The Lindsay Advocate is one of 3,600 organizations or individuals across Canada to sign a statement of support just released today to ask for basic income to be made a federal policy. The statement is directed to Prime Minister Justin Trudeau, Deputy Prime Minister Chrystia Freeland, and other cabinet ministers.
Released today by the Basic Income Canada Network and other organizations, a “Statement on Basic Income: A Case for Women,” makes the case that women, especially, have been impacted harder than men during the pandemic and a basic income would not have left so many people out.
“COVID-19 has intensified many harmful, systemic issues affecting women. Rates of domestic violence have risen across the country. Unpaid caring work has skyrocketed. Among these systemic issues, income insecurity is one of the most severe—and this too is not new. In December 2019, 68 per cent of women who were unemployed did not receive EI benefits. While CERB has helped many of these women who shoulder both employment and care-giving responsibilities, it is coming to an end far too soon,” the statement reads.
The statement also notes that CERB “continues to leave too many women out, including those who had far too little income before the pandemic hit.”
“A basic income, a regular payment made through the tax system to an individual, would not leave people out. It provides enough money so that everyone can meet their needs, participate meaningfully in society, and live with confidence and dignity, regardless of employment, disability, race, Indigenous identity, sex, gender identity, or parental or marital status.”
Also signed by four sitting senators, university professors, and organizations from across Canada, the statement also notes that basic income should work “in synergy with child care, housing, pharmacare, dental care, and other public services.
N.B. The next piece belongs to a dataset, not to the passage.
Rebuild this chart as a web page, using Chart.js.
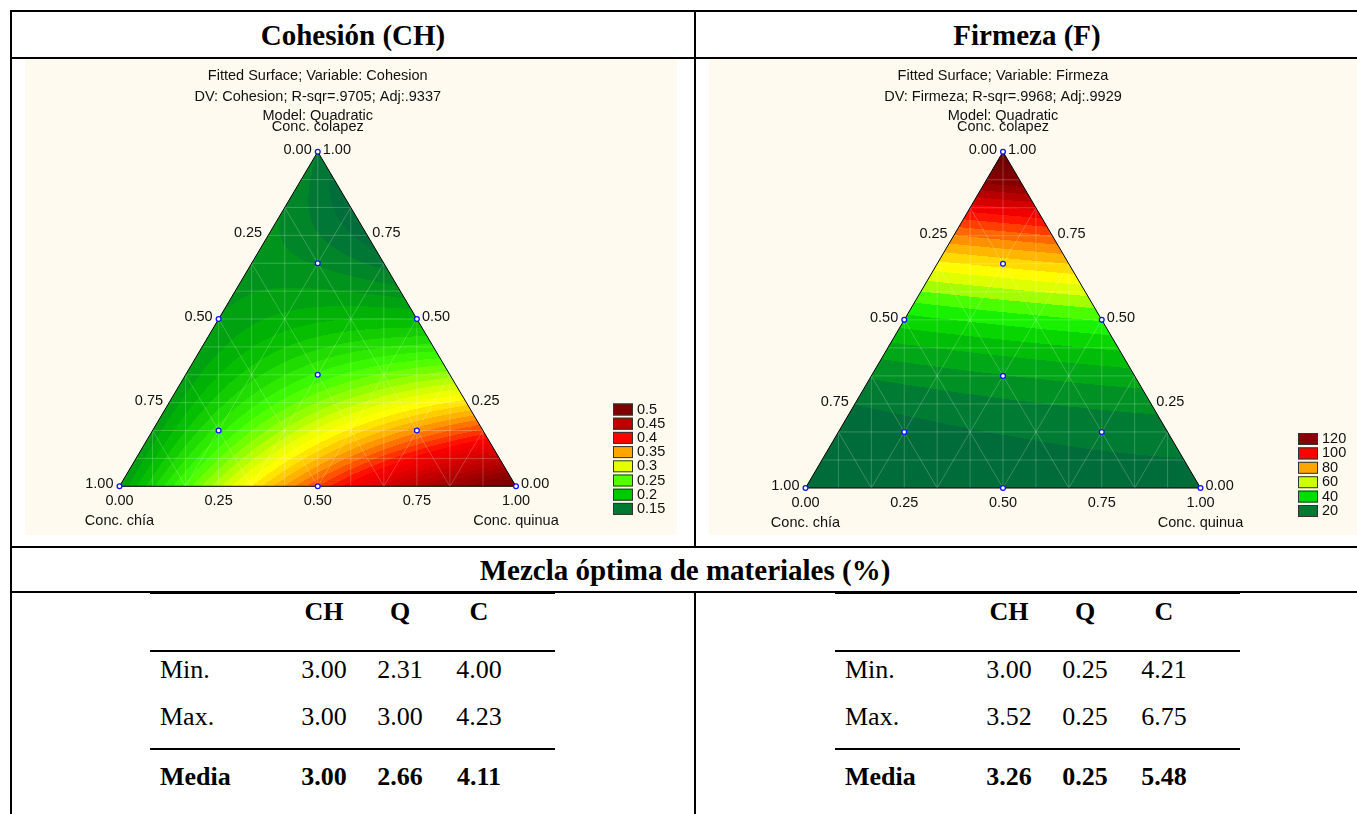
<!DOCTYPE html>
<html>
<head>
<meta charset="utf-8">
<script src="https://cdn.jsdelivr.net/npm/chart.js@4.4.1/dist/chart.umd.min.js"></script>
<style>
html,body{margin:0;padding:0;background:#fff;}
body{width:1357px;height:814px;overflow:hidden;position:relative;}
.ln{position:absolute;background:#000;}
.plotbg{position:absolute;background:#fffaf0;}
canvas{position:absolute;}
.ttl{position:absolute;font-family:"Liberation Serif","Times New Roman",serif;font-weight:bold;font-size:29px;white-space:nowrap;line-height:1;transform:translate(-50%,-50%);color:#000;}
.tx{position:absolute;font-family:"Liberation Serif","Times New Roman",serif;font-size:26px;white-space:nowrap;line-height:1;color:#000;}
.c{transform:translate(-50%,-50%);}
.l{transform:translate(0,-50%);}
.b{font-weight:bold;}
</style>
</head>
<body>
<script>
// ---------------- DATA ----------------
// Ternary components (vertex order: chía, quinua, colapez)
const componentNames = ['Conc. chía', 'Conc. quinua', 'Conc. colapez'];
const axisTicks = [0, 0.25, 0.5, 0.75, 1];

// Simplex-centroid design points (proportions)
const designChia    = [1, 0, 0, 0.5, 0.5, 0, 1/3, 2/3, 1/6, 1/6];
const designQuinua  = [0, 1, 0, 0.5, 0, 0.5, 1/3, 1/6, 2/3, 1/6];
const designColapez = [0, 0, 1, 0, 0.5, 0.5, 1/3, 1/6, 1/6, 2/3];

// Fitted (quadratic) surface values read at vertices [chía, quinua, colapez]
// and at edge midpoints [chía–quinua, chía–colapez, quinua–colapez]
const cohesionVertex = [0.18, 0.52, 0.16];
const cohesionEdge   = [0.38, 0.18, 0.20];
const firmezaVertex  = [16, 19, 145];
const firmezaEdge    = [18.5, 43, 50.5];

// Legend levels and colours
const cohesionLevels = [0.5, 0.45, 0.4, 0.35, 0.3, 0.25, 0.2, 0.15];
const cohesionLabels = ['0.5', '0.45', '0.4', '0.35', '0.3', '0.25', '0.2', '0.15'];
const cohesionColors = ['#800000', '#c00000', '#ff0000', '#ffa500', '#e6ff00', '#55ff00', '#00c800', '#007a30'];
const firmezaLevels  = [120, 100, 80, 60, 40, 20];
const firmezaLabels  = ['120', '100', '80', '60', '40', '20'];
const firmezaColors  = ['#8b0000', '#ff0000', '#ffa500', '#ccff00', '#00dd00', '#007a30'];

const cohesionTitles = ['Fitted Surface; Variable: Cohesion', 'DV: Cohesion; R-sqr=.9705; Adj:.9337', 'Model: Quadratic'];
const firmezaTitles  = ['Fitted Surface; Variable: Firmeza', 'DV: Firmeza; R-sqr=.9968; Adj:.9929', 'Model: Quadratic'];

// Optimal mixture tables (%)
const statColumns  = ['CH', 'Q', 'C'];
const statRowNames = ['Min.', 'Max.', 'Media'];
const cohesionMin  = [3.00, 2.31, 4.00];
const cohesionMax  = [3.00, 3.00, 4.23];
const cohesionMean = [3.00, 2.66, 4.11];
const firmezaMin   = [3.00, 0.25, 4.21];
const firmezaMax   = [3.52, 0.25, 6.75];
const firmezaMean  = [3.26, 0.25, 5.48];

// ---------------- LAYOUT ----------------
function el(cls, css, text) {
  const d = document.createElement('div');
  d.className = cls;
  Object.assign(d.style, css);
  if (text !== undefined) d.textContent = text;
  document.body.appendChild(d);
  return d;
}
el('plotbg', {left:'25px', top:'59px', width:'652px', height:'476px'});
el('plotbg', {left:'709px', top:'59px', width:'660px', height:'476px'});
el('ln', {left:'10px', top:'10px', width:'1370px', height:'2px'});
el('ln', {left:'10px', top:'57px', width:'1370px', height:'2px'});
el('ln', {left:'10px', top:'546px', width:'1370px', height:'2px'});
el('ln', {left:'10px', top:'591px', width:'1370px', height:'2px'});
el('ln', {left:'10px', top:'10px', width:'2px', height:'820px'});
el('ln', {left:'694px', top:'10px', width:'2px', height:'538px'});
el('ln', {left:'694px', top:'591px', width:'2px', height:'230px'});
el('ttl', {left:'353px', top:'35px'}, 'Cohesión (CH)');
el('ttl', {left:'1027px', top:'35px'}, 'Firmeza (F)');
el('ttl', {left:'685px', top:'570px'}, 'Mezcla óptima de materiales (%)');

function statTable(x0, rows) {
  el('ln', {left: x0 + 'px', top:'592px', width:'405px', height:'2px'});
  el('ln', {left: x0 + 'px', top:'650px', width:'405px', height:'2px'});
  el('ln', {left: x0 + 'px', top:'748px', width:'405px', height:'2px'});
  const colX = [x0 + 174, x0 + 250, x0 + 329];
  const rowY = [670, 717, 777];
  statColumns.forEach((c, i) => el('tx c b', {left: colX[i] + 'px', top:'612px'}, c));
  rows.forEach((vals, r) => {
    const bold = r === 2 ? ' b' : '';
    el('tx l' + bold, {left: (x0 + 10) + 'px', top: rowY[r] + 'px'}, statRowNames[r]);
    vals.forEach((v, i) => el('tx c' + bold, {left: colX[i] + 'px', top: rowY[r] + 'px'}, v.toFixed(2)));
  });
}
statTable(150, [cohesionMin, cohesionMax, cohesionMean]);
statTable(835, [firmezaMin, firmezaMax, firmezaMean]);

// ---------------- TERNARY CHARTS ----------------
function quadModel(vert, edge) {
  const b12 = 4*edge[0] - 2*vert[0] - 2*vert[1];
  const b13 = 4*edge[1] - 2*vert[0] - 2*vert[2];
  const b23 = 4*edge[2] - 2*vert[1] - 2*vert[2];
  return (h, q, c) => vert[0]*h + vert[1]*q + vert[2]*c + b12*h*q + b13*h*c + b23*q*c;
}
function hexToRgb(h) { const n = parseInt(h.slice(1), 16); return [(n>>16)&255, (n>>8)&255, n&255]; }
function makeColorMap(stops) {
  const s = stops.map(([v, c]) => [v, hexToRgb(c)]);
  return v => {
    if (v <= s[0][0]) return s[0][1];
    for (let i = 1; i < s.length; i++) {
      if (v <= s[i][0]) {
        const t = (v - s[i-1][0]) / (s[i][0] - s[i-1][0]);
        return s[i-1][1].map((a, k) => Math.round(a + (s[i][1][k] - a) * t));
      }
    }
    return s[s.length-1][1];
  };
}

const toXY = (h, q, c) => ({x: q + c/2, y: c});
const CHART_FONT = '14.5px "Liberation Sans", Arial, sans-serif';

const ternaryPlugin = {
  id: 'ternary',
  beforeDatasetsDraw(chart) {
    const cfg = chart.options.plugins.ternary;
    const {ctx} = chart;
    const xs = chart.scales.x, ys = chart.scales.y;
    const P = (h, q, c) => { const p = toXY(h, q, c); return [xs.getPixelForValue(p.x), ys.getPixelForValue(p.y)]; };
    const A = P(0,0,1), BL = P(1,0,0), BR = P(0,1,0);
    const x0 = Math.floor(BL[0]) - 1, x1 = Math.ceil(BR[0]) + 1;
    const yT = Math.floor(A[1]) - 1, yB = Math.ceil(BL[1]) + 1;
    const w = x1 - x0, hgt = yB - yT;
    const off = document.createElement('canvas');
    off.width = w; off.height = hgt;
    const octx = off.getContext('2d');
    const img = octx.createImageData(w, hgt);
    const model = quadModel(cfg.vert, cfg.edge);
    const cmap = makeColorMap(cfg.stops);
    const cache = new Map();
    for (let j = 0; j < hgt; j++) {
      const Y = ys.getValueForPixel(yT + j + 0.5);
      for (let i = 0; i < w; i++) {
        const X = xs.getValueForPixel(x0 + i + 0.5);
        const c = Y, q = X - Y/2, h = 1 - q - c;
        const v = model(h, q, c);
        const band = Math.floor(v / cfg.band);
        let col = cache.get(band);
        if (!col) { col = cmap((band + 0.5) * cfg.band); cache.set(band, col); }
        const o = (j*w + i) * 4;
        img.data[o] = col[0]; img.data[o+1] = col[1]; img.data[o+2] = col[2]; img.data[o+3] = 255;
      }
    }
    octx.putImageData(img, 0, 0);
    ctx.save();
    ctx.beginPath(); ctx.moveTo(...A); ctx.lineTo(...BR); ctx.lineTo(...BL); ctx.closePath();
    ctx.clip();
    ctx.drawImage(off, x0, yT);
    ctx.strokeStyle = cfg.meshColor; ctx.lineWidth = 1;
    const n = 12;
    ctx.beginPath();
    for (let k = 1; k < n; k++) {
      const t = k / n;
      let a = P(1-t, 0, t), b = P(0, 1-t, t); ctx.moveTo(...a); ctx.lineTo(...b);
      const xp = xs.getPixelForValue(t);
      ctx.moveTo(xp, ys.getPixelForValue(0)); ctx.lineTo(xp, ys.getPixelForValue(1));
    }
    for (let k = 1; k < 6; k++) {
      const t = k / 6;
      let a = P(0, t, 1-t), b = P(1-t, t, 0); ctx.moveTo(...a); ctx.lineTo(...b);
      a = P(t, 0, 1-t); b = P(t, 1-t, 0); ctx.moveTo(...a); ctx.lineTo(...b);
    }
    ctx.stroke();
    ctx.restore();
    ctx.save();
    ctx.strokeStyle = '#000'; ctx.lineWidth = 1;
    ctx.beginPath(); ctx.moveTo(...A); ctx.lineTo(...BR); ctx.lineTo(...BL); ctx.closePath(); ctx.stroke();
    ctx.restore();
  },
  afterDraw(chart) {
    const cfg = chart.options.plugins.ternary;
    const {ctx} = chart;
    const xs = chart.scales.x, ys = chart.scales.y;
    const P = (h, q, c) => { const p = toXY(h, q, c); return [xs.getPixelForValue(p.x), ys.getPixelForValue(p.y)]; };
    const A = P(0,0,1), BL = P(1,0,0), BR = P(0,1,0);
    ctx.save();
    ctx.fillStyle = '#111';
    ctx.font = CHART_FONT;
    ctx.textBaseline = 'middle';
    ctx.textAlign = 'center';
    ctx.fillText(cfg.titles[0], A[0], A[1] - 76);
    ctx.fillText(cfg.titles[1], A[0], A[1] - 55);
    ctx.fillText(cfg.titles[2], A[0], A[1] - 36);
    ctx.fillText(componentNames[2], A[0], A[1] - 25);
    ctx.textAlign = 'right';
    axisTicks.forEach(t => { const p = P(t, 0, 1-t); ctx.fillText(t.toFixed(2), p[0] - 6, p[1] - 2); });
    ctx.textAlign = 'left';
    axisTicks.forEach(t => { const p = P(0, 1-t, t); ctx.fillText(t.toFixed(2), p[0] + 5, p[1] - 2); });
    ctx.textAlign = 'center';
    axisTicks.forEach(t => { const p = P(1-t, t, 0); ctx.fillText(t.toFixed(2), p[0], p[1] + 15); });
    ctx.fillText(componentNames[0], BL[0], BL[1] + 35);
    ctx.fillText(componentNames[1], BR[0], BR[1] + 35);
    const lg = cfg.legend;
    ctx.textAlign = 'left';
    cfg.legendLabels.forEach((lab, i) => {
      const yc = lg.y + i * lg.step;
      ctx.fillStyle = cfg.legendColors[i];
      ctx.fillRect(lg.x, yc - 6, 20, 12);
      ctx.strokeStyle = '#333'; ctx.lineWidth = 1;
      ctx.strokeRect(lg.x + 0.5, yc - 5.5, 19, 11);
      ctx.fillStyle = '#111';
      ctx.fillText(lab, lg.x + 24, yc);
    });
    ctx.restore();
  }
};

function makeChart(left, top, width, height, cfg) {
  const cv = document.createElement('canvas');
  cv.width = width; cv.height = height;
  cv.style.left = left + 'px'; cv.style.top = top + 'px';
  cv.style.width = width + 'px'; cv.style.height = height + 'px';
  document.body.appendChild(cv);
  const pts = designChia.map((h, i) => toXY(h, designQuinua[i], designColapez[i]));
  return new Chart(cv.getContext('2d'), {
    type: 'scatter',
    data: { datasets: [{
      data: pts,
      pointRadius: 2.4,
      pointBorderColor: '#1010ff',
      pointBackgroundColor: '#ffffff',
      pointBorderWidth: 1.3,
      clip: false
    }]},
    options: {
      responsive: false, animation: false, events: [],
      devicePixelRatio: 1,
      layout: { padding: cfg.pad },
      scales: {
        x: { type: 'linear', min: 0, max: 1, display: false },
        y: { type: 'linear', min: 0, max: 1, display: false }
      },
      plugins: {
        legend: { display: false },
        tooltip: { enabled: false },
        ternary: cfg
      }
    },
    plugins: [ternaryPlugin]
  });
}

makeChart(25, 59, 652, 476, {
  vert: cohesionVertex, edge: cohesionEdge, band: 0.01,
  stops: [[0.10,'#00503a'],[0.15,'#00703a'],[0.20,'#00b800'],[0.25,'#40ff00'],[0.30,'#e6ff00'],[0.315,'#ffff00'],[0.35,'#ffa500'],[0.40,'#ff0000'],[0.45,'#c00000'],[0.50,'#800000'],[0.60,'#5a0000']],
  meshColor: 'rgba(255,255,255,0.22)',
  titles: cohesionTitles,
  legendLabels: cohesionLabels, legendColors: cohesionColors, legendLevels: cohesionLevels,
  legend: {x: 588, y: 350.5, step: 14.2},
  pad: {left: 94.5, right: 161, top: 92.7, bottom: 48.7}
});
makeChart(709, 59, 648, 476, {
  vert: firmezaVertex, edge: firmezaEdge, band: 5,
  stops: [[0,'#00503a'],[20,'#00703a'],[40,'#00c800'],[50,'#20ff00'],[60,'#ccff00'],[67,'#ffff00'],[80,'#ffa500'],[100,'#ff0000'],[120,'#8b0000'],[150,'#5a0000']],
  meshColor: 'rgba(255,255,255,0.22)',
  titles: firmezaTitles,
  legendLabels: firmezaLabels, legendColors: firmezaColors, legendLevels: firmezaLevels,
  legend: {x: 589, y: 380, step: 14.4},
  pad: {left: 96.5, right: 156.5, top: 92.7, bottom: 47}
});
</script>
</body>
</html>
It must be pursued along with living wages, pay equity, and closing the gender wage gap.”
Women, particularly racialized women, are over-represented in high-risk essential positions, and bear the brunt of jobs lost. More than 50 per cent of their hours have been reduced. Women also make up 92 per cent of nursing jobs, 80 per cent of medical lab technicians, 75 per cent of respiratory therapists, 90 per cent of personal support workers, 99 per cent of child care providers, 75-80 per cent of community and social service jobs, 84 per cent of cashiers, 72 per cent of food prep, and 71 per cent of cleaners.
“Our lives and our economy depend on women. Their income security must be a priority.”
The statement urges the federal government to extend CERB benefits so that women with insufficient income who are currently ineligible will not face destitution, and to “transition as quickly as possible from temporary benefits to a permanent basic income to ensure all adults in Canada are able to meet needs and be part of rebuilding a healthier society and economy.”